I hear this so often from parents. They get a cognitive score or even an IQ score on their child and the number is very different from what they observe at home. Some tell me that their child is reading far above grade level. How can he/she not be scoring in the gifted range?
There is a simple answer. There are NO subtests on an IQ battery that test reading, or math or science. That is not the purpose of an IQ test; testing academic skills requires a different approach.
That is the reason we often do academic testing along with IQ testing. The academic testing is sometimes referred to as “achievement testing” and often includes reading skills (decoding and reading comprehension), math abilities (reasoning and calculation), science knowledge, spelling and writing skills. Some of these tests also include a measure of what they call “fluency.” This indicates how quickly the child can complete the task.
Why are these important?
- Achievement tests can help in planning academic programs. Where should we provide academic support? Where should we mainstream a handicapped child, based on his/her strengths?
- This type of test information really helps to measure how effective academic interventions are. For example, if your child is getting extra reading help on a regular basis, has there been any change in scores? If not, you will need to go back and modify the program.
- Sometimes, we compare IQ data with achievement data. Some students score in the average range of IQ but then do poorly on the achievement tests. The question, then, is why is this child not acquiring academic skills at the rate we would expect. There are many factors that interfere with learning so this situation requires some detective work.
- Another comparison that is made is between achievement data and grades. Some students are doing poorly on their report cards, but when tested, show good ability. This is another case where we need to look for outside causes that may be impacting the student.
- These tests give some benchmarks for students. Schools will sometimes measure progress by what goals a student has achieved but there is no way to independently measure progress. These tests give that additional data.
Specialized Achievement Tests
In addition to the batteries, there are some tests that provide a more detailed look at specific subjects. The most frequently used are the tests that assess reading. There is a wide variety available. Some look at reading comprehension. Others target oral reading ability. There are a number that evaluate a student’s ability to sound out, or decode words.
There are also several good tests that assess math abilities. These will help with progress both in math calculation skills as well as measuring math reasoning, as would be found in algebra.
Writing is another academic area that has gotten attention recently. There are tests that are sensitive to the organization of writing, the vocabulary used in written work, and the quality of the themes expressed.
Much less testing attention is focused on science or social studies. I suspect this is because people assume that reading and math are the foundational skills on which science and social students are built.
Don’t forget—achievement testing is important in planning educationally for your child!
Many parents come to me with their young children who have shown a pattern of precocious development. These young people have reached milestones at a younger age than expected. Many have huge vocabularies and seem to understand concepts that are far above their age level.

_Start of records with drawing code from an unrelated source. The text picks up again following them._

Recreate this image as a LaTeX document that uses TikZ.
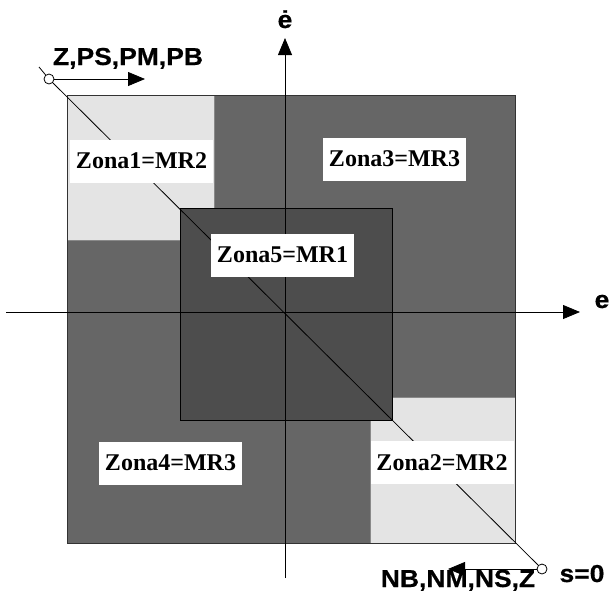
\documentclass[tikz,border=0pt]{standalone}
\usepackage{fontspec}
\setmainfont{Liberation Serif}
\newfontfamily\axfont[FakeStretch=1.08,FakeBold=0.6]{Liberation Sans}
\usetikzlibrary{arrows.meta,positioning,calc}
\definecolor{Dark}{HTML}{666666}
\definecolor{Deep}{HTML}{4D4D4D}
\definecolor{Pale}{HTML}{E4E4E4}

\begin{document}
\begin{tikzpicture}[x=1pt,y=-1pt,>={Triangle[length=17pt,width=14pt]},
  zona/.style={fill=white,minimum width=143pt,minimum height=43pt,inner sep=0pt,font=\fontsize{24}{28}\selectfont\bfseries},
  axlab/.style={inner sep=0pt,anchor=base,font=\axfont\fontsize{24.5}{28}\selectfont\bfseries},
  dot/.style={circle,draw,fill=white,minimum size=10pt,inner sep=0pt,line width=0.8pt}]
    \useasboundingbox (0,0) rectangle (611,598);
    % zones
    \fill[Dark] (67,95) rectangle (515,543);
    \draw[Pale!60!black,fill=Pale,line width=0.8pt] (67,95) rectangle (214,240);
    \draw[Pale!60!black,fill=Pale,line width=0.8pt] (370,397) rectangle (515,543);
    \draw[black!80,line width=0.9pt] (67,95) rectangle (515,543);
    \draw[black,fill=Deep,line width=0.9pt] (180,208) rectangle (392,420);
    % axes and switching line
    \coordinate (O) at (285,312);
    \coordinate (xl) at (6,312);   \coordinate (xr) at (580,312);
    \coordinate (yb) at (285,578); \coordinate (yt) at (285,38);
    \node[dot] (p) at (49,79) {};
    \node[dot] (q) at (542,569) {};
    \coordinate (d) at (39,67);
    \draw[line width=0.8pt] (d)--(p)--(q);
    \draw[->,line width=0.8pt] (xl)--(xr);
    \draw[->,line width=0.8pt] (yb)--(yt);
    \node[axlab] (e) at (602,308) {e};
    \node[axlab] (ed) at (285,28) {ė};
    % zone labels
    \node[zona] (z1) at (141.5,161) {Zona1=MR2};
    \node[zona] (z3) at (394.5,159) {Zona3=MR3};
    \node[zona] (z5) at (282.5,255) {Zona5=MR1};
    \node[zona] (z4) at (170.5,463) {Zona4=MR3};
    \node[zona] (z2) at (442,462.5) {Zona2=MR2};
    % direction labels
    \coordinate (pa) at (145,79);
    \coordinate (qa) at (448,569);
    \draw[->,line width=0.8pt] (p)--(pa);
    \draw[->,line width=0.8pt] (q)--(qa);
    \node[axlab] (pos) at (128,65) {Z,PS,PM,PB};
    \node[axlab] (neg) at (458,587) {NB,NM,NS,Z};
    \node[axlab] (s) at (582,582) {s=0};
  \end{tikzpicture}
\end{document}
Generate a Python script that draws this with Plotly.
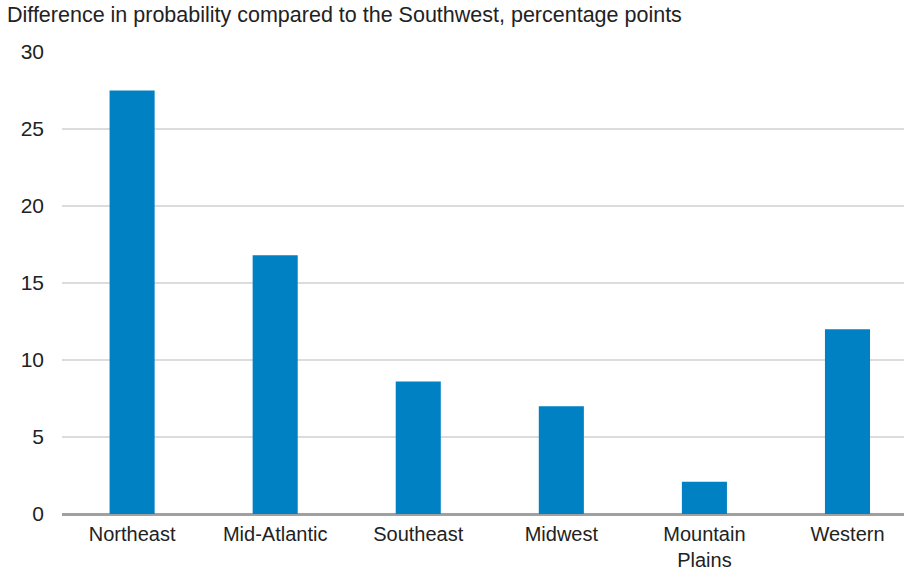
import plotly.graph_objects as go

categories = ["Northeast", "Mid-Atlantic", "Southeast", "Midwest", "Mountain<br>Plains", "Western"]
values = [27.5, 16.8, 8.6, 7.0, 2.1, 12.0]
y_ticks = [0, 5, 10, 15, 20, 25, 30]
title = "Difference in probability compared to the Southwest, percentage points"

fig = go.Figure(go.Bar(
    x=list(range(len(categories))), y=values,
    marker=dict(color="#0081C4", line=dict(width=0)),
    width=0.315,
))

font = "Liberation Sans, Arial, sans-serif"
fig.update_layout(
    width=904, height=571,
    margin=dict(l=62, r=0, t=52, b=57),
    plot_bgcolor="white", paper_bgcolor="white",
    showlegend=False,
    font=dict(family=font, size=20, color="#222"),
    xaxis=dict(
        tickmode="array", tickvals=list(range(len(categories))), ticktext=categories,
        range=[-0.49, 5.395], showgrid=False, zeroline=False,
        showline=False, ticks="", ticklabelstandoff=6, tickfont=dict(size=20, color="#222"),
    ),
    yaxis=dict(
        range=[0, 30], tickvals=y_ticks, showgrid=True, gridcolor="#dcdcdc", gridwidth=1.5,
        zeroline=True, zerolinecolor="#a0a0a0", zerolinewidth=2.5,
        ticks="", ticklabelstandoff=17, tickfont=dict(size=21, color="#222"),
    ),
    annotations=[dict(
        text=title, xref="paper", yref="paper", x=-57/842, y=1, xanchor="left", yanchor="bottom",
        yshift=23, showarrow=False, font=dict(size=21.5, color="#222", family=font),
    )],
)

fig.write_html("out.html")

Parents want to know if they should schedule some testing for their children, to determine if they are truly superior in intelligence. There are some things that you may want to consider before moving ahead with testing.
We do have intelligence tests that start at about 2 ½ years of age. We usually use the Stanford Binet Intelligence Battery (SBIB) or the Weschler Preschool and Primary Scales of Intelligence (WPPSI). For school age children, we use the Weschler Intelligence Scale for Children (WISC). (In a separate blog, I will discuss more details about each of these). The result of this kind of testing will be a number that is labeled “IQ.” These numbers are often misused. Some parents look at the results and think that this number represents a firm intelligence level, one that will persist as the child gets older. That is not true. Some of the early tests tend to overestimate IQ and there can be a great change in these scores over time. A child who scores in the superior range at 4 years of age is likely to score in the average range at 9. The opposite can also be true. Be careful in interpreting IQ scores in young children.
Children show great variability in their developmental patterns. Some children show a pattern of growing very quickly at first, and then leveling off. Other children show the opposite pattern, starting slowly but then showing spurts of development as they grow up. So, if you test your child at one point, can you count on that information to make predictions about the future? No, you can’t. You don’t have any information about your child’s future development pattern.
The other consideration relates to brain development. There are many skills that we cannot measure until the brain itself matures. For example, if you want to get an estimate of your son or daughter’s reasoning, you will need to wait until adolescence to have that type of skill tested.
So, are there times that testing can be helpful? Yes. Here are some general rules of thumb about when to get testing.
- One time that testing is warranted is when you are trying to design a behavior program for your child. The test results will tell you what is happening NOW, and that is what you need to know so you can tailor the program to your child.
- I like to test the younger children if they come to me for treatment of anxiety. Children who seem to be bright often can perceive things intellectually that they can’t deal with emotionally. The test results can help determine if this is what is happening and this helps me in my treatment of their anxiety.
- Sometimes, testing is required to access particular academic-type programs.
What should parents do? I would suggest not pursuing testing unless it has some current application, especially if your child is young. Many parents are hopeful that their child will be found to be gifted. It is far more important that parents focus on providing for their children’s emotional, social and also intellectual needs as they are now. In that way, you can be sure you are meeting all your child’s needs.